Já no século XVII, Gregório de Matos gostava de saboreá-la nas casas amigas do Recôncavo Baiano. Duzentos anos depois, Lima Barreto defendia-a de seus detratores, dizendo que não era ela quem fazia mal ao Brasil, mas a burrice. Ao longo dos séculos, teve e tem muitos nomes e apelidos: cachaça, moça-branca, água que passarinho não bebe, aguardente, parati, cana, caninha, branquinha, pinga e muitos outros. "Bebida do povo, áspera, rebelada, insubmissa aos ditames do amável paladar", como salienta Luís da Câmara Cascudo neste delicioso Prelúdio da Cachaça.
Nascida em data incerta, provavelmente no século XV, em Portugal, durante muito tempo a etiqueta proibia seu ingresso em locais mais distintos, ensina mestre Cascudo. Aos poucos, ela foi conquistando todas as classes sociais e até ganhando ingresso na história do Brasil. Era moeda de troca, obrigatória, levada pelos traficantes de escravos para a África. Foi com ela que os rebeldes brindaram a Confederação do Equador, em 1824.

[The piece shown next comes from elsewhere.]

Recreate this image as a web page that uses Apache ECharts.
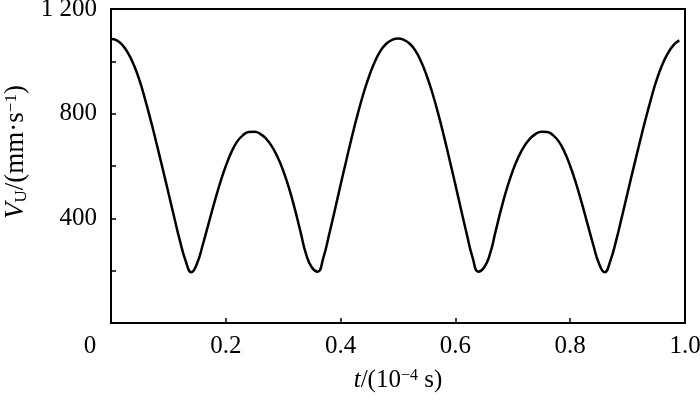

Durante a Guerra do Paraguai, era fartamente consumida pelas tropas brasileiras e, misturada com pólvora, esfregada no corpo. Coisa de macho que, diziam, aumentava a coragem. Cruel, destruidora de lares e de vidas, não encontra simpatia no folclore, condenada quase sempre em quadrinhas como essa: "Homem que bebe cachaça,/ mulher que errou uma vez,/ cachorro que pega bode,/ coitadinho deles três!". Estudando o assunto pelo ângulo folclórico, sociológico, etnográfico, histórico, Cascudo conclui que "o brasileiro é devoto da cachaça, mas não é cachaceiro". Ainda bem. Cabe ressaltar a qualidade gráfica dessa edição, com a mancha bem distribuída na página, tipos grandes, ótimos de se ler, ilustrações a cores em papel cuchê. Uma obra que se lê de um gole, como um copo de boa cachaça.